• **GIVEN REQUEST**
Will you repeat only the lines from the one with "Write a web" through the one with "const LS = 4 // letter spacing, see css", both included, leaving every picture out?

• **INFORMATION SUPPLIED**
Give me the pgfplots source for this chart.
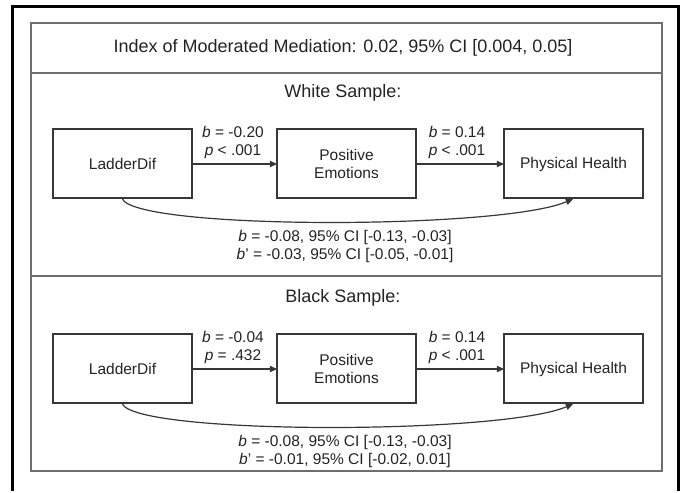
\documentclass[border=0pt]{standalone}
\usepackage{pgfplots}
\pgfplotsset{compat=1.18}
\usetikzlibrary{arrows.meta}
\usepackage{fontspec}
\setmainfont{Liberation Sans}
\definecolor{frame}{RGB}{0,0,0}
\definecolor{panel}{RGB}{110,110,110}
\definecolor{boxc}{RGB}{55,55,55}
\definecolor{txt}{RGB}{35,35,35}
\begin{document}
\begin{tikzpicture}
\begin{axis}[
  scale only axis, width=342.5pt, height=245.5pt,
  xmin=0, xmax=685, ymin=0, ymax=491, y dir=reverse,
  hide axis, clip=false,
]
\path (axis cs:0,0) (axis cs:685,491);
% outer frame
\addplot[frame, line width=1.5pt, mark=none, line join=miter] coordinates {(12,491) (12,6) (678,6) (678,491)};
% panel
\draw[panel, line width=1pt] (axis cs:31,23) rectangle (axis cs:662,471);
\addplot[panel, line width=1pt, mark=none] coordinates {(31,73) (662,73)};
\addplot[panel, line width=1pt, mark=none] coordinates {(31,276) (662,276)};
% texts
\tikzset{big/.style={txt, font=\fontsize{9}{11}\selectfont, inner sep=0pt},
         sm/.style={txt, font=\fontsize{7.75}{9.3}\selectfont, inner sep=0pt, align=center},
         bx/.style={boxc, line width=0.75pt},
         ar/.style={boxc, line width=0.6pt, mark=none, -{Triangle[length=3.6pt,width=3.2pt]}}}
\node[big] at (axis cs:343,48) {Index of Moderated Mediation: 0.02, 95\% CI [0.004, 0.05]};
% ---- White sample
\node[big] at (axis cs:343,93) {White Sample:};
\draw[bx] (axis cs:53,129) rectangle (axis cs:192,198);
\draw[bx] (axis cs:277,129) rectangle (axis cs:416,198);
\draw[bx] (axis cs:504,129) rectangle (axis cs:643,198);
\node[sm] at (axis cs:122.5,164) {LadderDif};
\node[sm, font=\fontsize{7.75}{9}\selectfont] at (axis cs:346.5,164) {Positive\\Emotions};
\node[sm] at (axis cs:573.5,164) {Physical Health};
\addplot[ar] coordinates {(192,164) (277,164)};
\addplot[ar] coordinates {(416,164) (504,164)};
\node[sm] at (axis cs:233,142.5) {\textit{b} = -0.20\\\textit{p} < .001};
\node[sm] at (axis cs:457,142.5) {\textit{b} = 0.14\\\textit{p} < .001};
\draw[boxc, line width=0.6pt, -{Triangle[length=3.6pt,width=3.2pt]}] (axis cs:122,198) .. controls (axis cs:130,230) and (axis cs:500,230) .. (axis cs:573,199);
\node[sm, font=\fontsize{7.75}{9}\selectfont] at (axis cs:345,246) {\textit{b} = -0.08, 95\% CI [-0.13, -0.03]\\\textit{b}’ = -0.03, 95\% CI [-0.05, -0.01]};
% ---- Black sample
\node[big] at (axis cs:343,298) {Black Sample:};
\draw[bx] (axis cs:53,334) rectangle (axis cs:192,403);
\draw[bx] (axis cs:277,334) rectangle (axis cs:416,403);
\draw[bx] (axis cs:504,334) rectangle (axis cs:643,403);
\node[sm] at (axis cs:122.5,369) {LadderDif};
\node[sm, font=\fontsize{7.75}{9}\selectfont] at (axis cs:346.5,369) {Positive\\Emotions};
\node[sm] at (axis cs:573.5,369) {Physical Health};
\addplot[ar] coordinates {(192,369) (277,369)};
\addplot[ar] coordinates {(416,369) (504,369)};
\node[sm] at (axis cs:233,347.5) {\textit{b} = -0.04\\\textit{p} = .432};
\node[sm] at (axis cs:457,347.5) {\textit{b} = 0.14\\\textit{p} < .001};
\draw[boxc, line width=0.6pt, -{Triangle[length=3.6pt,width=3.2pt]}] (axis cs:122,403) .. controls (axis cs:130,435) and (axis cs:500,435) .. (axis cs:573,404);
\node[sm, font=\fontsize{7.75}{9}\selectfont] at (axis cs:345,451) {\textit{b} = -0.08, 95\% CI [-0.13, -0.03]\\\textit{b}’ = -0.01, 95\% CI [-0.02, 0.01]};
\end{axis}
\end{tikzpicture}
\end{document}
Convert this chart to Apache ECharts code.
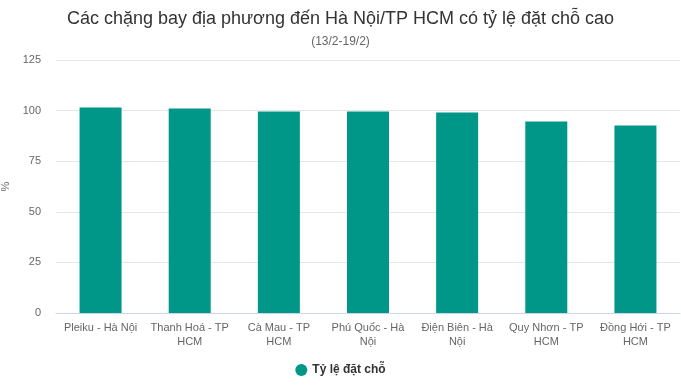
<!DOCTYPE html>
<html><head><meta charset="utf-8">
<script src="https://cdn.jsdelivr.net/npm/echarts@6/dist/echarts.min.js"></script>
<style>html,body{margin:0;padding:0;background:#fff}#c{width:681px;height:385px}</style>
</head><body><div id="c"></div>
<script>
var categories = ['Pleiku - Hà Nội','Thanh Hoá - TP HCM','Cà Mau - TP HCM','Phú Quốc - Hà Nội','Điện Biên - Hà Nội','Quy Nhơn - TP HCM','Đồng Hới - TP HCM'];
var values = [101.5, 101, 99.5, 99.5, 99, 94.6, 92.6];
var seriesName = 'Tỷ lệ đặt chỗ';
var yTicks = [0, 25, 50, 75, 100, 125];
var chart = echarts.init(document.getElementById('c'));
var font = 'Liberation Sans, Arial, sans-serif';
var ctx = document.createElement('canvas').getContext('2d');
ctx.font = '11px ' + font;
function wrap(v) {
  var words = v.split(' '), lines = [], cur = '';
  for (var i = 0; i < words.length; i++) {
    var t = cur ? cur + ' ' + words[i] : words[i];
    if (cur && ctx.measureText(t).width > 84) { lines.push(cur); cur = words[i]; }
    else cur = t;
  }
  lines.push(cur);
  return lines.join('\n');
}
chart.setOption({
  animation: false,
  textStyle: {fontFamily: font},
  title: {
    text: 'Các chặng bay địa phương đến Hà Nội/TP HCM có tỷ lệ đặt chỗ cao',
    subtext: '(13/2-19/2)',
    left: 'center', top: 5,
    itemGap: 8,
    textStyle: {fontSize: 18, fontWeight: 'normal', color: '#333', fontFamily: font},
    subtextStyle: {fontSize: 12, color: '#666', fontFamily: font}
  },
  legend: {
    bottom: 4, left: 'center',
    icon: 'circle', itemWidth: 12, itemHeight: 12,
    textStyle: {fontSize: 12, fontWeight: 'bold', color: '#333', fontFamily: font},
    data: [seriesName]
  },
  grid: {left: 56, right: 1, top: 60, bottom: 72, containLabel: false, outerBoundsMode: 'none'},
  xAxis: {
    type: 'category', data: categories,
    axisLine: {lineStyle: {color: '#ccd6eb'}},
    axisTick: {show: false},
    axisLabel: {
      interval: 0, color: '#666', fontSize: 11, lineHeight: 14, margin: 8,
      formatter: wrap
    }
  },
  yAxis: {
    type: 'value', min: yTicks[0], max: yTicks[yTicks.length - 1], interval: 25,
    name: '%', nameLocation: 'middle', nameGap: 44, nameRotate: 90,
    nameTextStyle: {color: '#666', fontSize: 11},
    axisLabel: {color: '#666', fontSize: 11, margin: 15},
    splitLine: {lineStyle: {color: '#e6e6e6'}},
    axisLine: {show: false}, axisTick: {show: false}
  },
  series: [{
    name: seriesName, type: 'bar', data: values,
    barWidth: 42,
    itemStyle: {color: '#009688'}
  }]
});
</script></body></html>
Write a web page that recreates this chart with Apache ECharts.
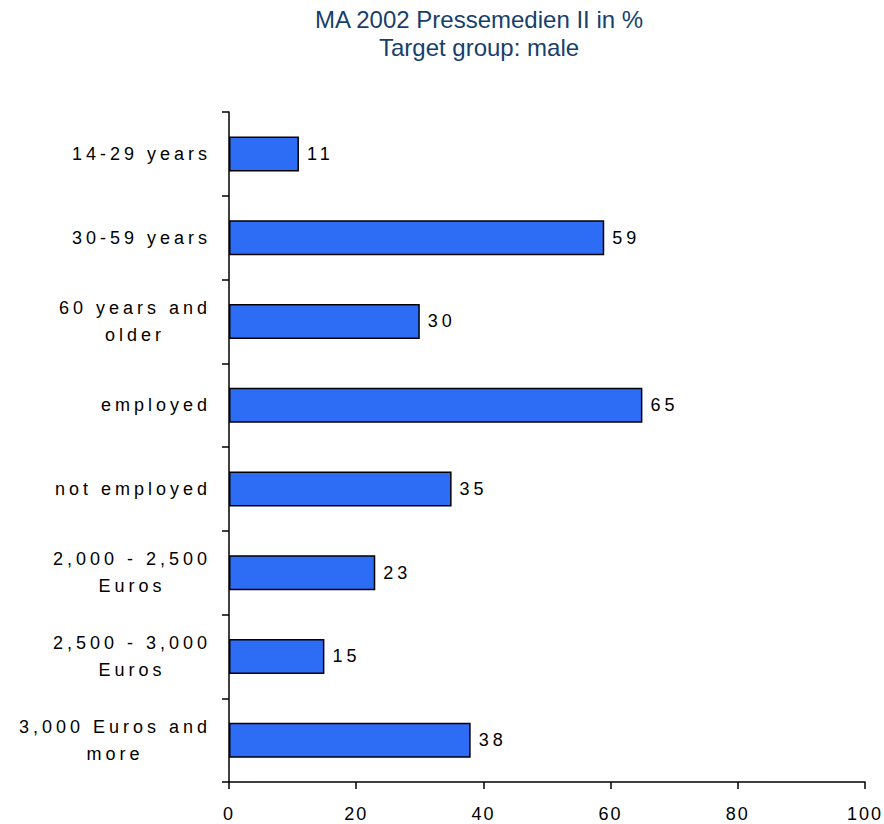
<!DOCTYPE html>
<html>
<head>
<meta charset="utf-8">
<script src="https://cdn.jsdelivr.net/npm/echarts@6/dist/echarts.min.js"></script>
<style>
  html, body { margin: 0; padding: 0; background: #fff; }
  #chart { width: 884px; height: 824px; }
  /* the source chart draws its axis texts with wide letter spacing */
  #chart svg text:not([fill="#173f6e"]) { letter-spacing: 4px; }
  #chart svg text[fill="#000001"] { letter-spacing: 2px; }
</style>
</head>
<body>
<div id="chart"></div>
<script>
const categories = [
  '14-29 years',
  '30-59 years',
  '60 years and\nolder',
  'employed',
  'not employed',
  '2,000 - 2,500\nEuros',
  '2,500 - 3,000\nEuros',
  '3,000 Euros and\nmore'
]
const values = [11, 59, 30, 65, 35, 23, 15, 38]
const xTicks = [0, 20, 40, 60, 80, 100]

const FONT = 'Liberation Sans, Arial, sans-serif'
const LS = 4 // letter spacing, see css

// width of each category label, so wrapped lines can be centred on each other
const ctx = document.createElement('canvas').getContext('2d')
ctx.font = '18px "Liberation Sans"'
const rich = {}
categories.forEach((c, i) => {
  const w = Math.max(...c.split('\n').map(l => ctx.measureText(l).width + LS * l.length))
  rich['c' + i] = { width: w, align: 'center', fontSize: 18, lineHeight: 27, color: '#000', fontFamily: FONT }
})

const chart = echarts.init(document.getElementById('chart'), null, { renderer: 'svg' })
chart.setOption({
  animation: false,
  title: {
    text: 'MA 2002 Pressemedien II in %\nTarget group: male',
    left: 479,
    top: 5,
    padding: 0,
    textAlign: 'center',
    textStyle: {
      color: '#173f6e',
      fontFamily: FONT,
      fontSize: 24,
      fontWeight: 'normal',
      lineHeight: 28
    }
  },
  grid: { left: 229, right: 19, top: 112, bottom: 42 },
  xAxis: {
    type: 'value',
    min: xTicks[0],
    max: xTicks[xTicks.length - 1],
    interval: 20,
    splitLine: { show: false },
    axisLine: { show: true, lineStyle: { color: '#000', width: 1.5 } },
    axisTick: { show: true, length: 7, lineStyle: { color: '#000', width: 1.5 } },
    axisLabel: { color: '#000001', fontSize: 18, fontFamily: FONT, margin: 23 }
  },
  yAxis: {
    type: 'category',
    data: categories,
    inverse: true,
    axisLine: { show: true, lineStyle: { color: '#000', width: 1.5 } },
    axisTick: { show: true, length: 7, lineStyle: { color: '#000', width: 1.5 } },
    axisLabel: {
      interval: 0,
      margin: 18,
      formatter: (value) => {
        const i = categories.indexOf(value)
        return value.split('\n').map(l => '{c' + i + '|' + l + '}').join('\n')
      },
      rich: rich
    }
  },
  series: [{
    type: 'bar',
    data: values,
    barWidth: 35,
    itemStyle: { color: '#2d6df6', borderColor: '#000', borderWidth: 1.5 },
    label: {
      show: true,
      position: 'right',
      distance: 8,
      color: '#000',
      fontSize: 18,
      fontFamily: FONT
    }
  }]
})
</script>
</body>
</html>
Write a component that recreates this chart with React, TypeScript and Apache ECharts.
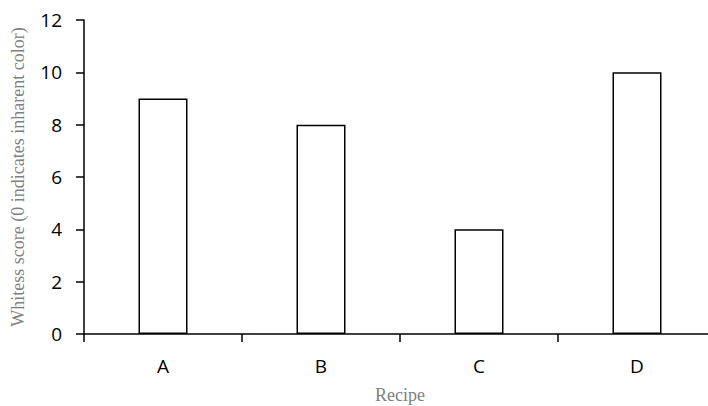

• **OUTPUT OF THE TASK**
Write a web page that recreates this chart with Apache ECharts.
<!DOCTYPE html>
<html>
<head>
<meta charset="utf-8">
<script src="https://cdn.jsdelivr.net/npm/echarts@6/dist/echarts.min.js"></script>
<style>
  html, body { margin: 0; padding: 0; background: #fff; }
  #chart { width: 884px; height: 824px; }
  /* the source chart draws its axis texts with wide letter spacing */
  #chart svg text:not([fill="#173f6e"]) { letter-spacing: 4px; }
  #chart svg text[fill="#000001"] { letter-spacing: 2px; }
</style>
</head>
<body>
<div id="chart"></div>
<script>
const categories = [
  '14-29 years',
  '30-59 years',
  '60 years and\nolder',
  'employed',
  'not employed',
  '2,000 - 2,500\nEuros',
  '2,500 - 3,000\nEuros',
  '3,000 Euros and\nmore'
]
const values = [11, 59, 30, 65, 35, 23, 15, 38]
const xTicks = [0, 20, 40, 60, 80, 100]

const FONT = 'Liberation Sans, Arial, sans-serif'
const LS = 4 // letter spacing, see css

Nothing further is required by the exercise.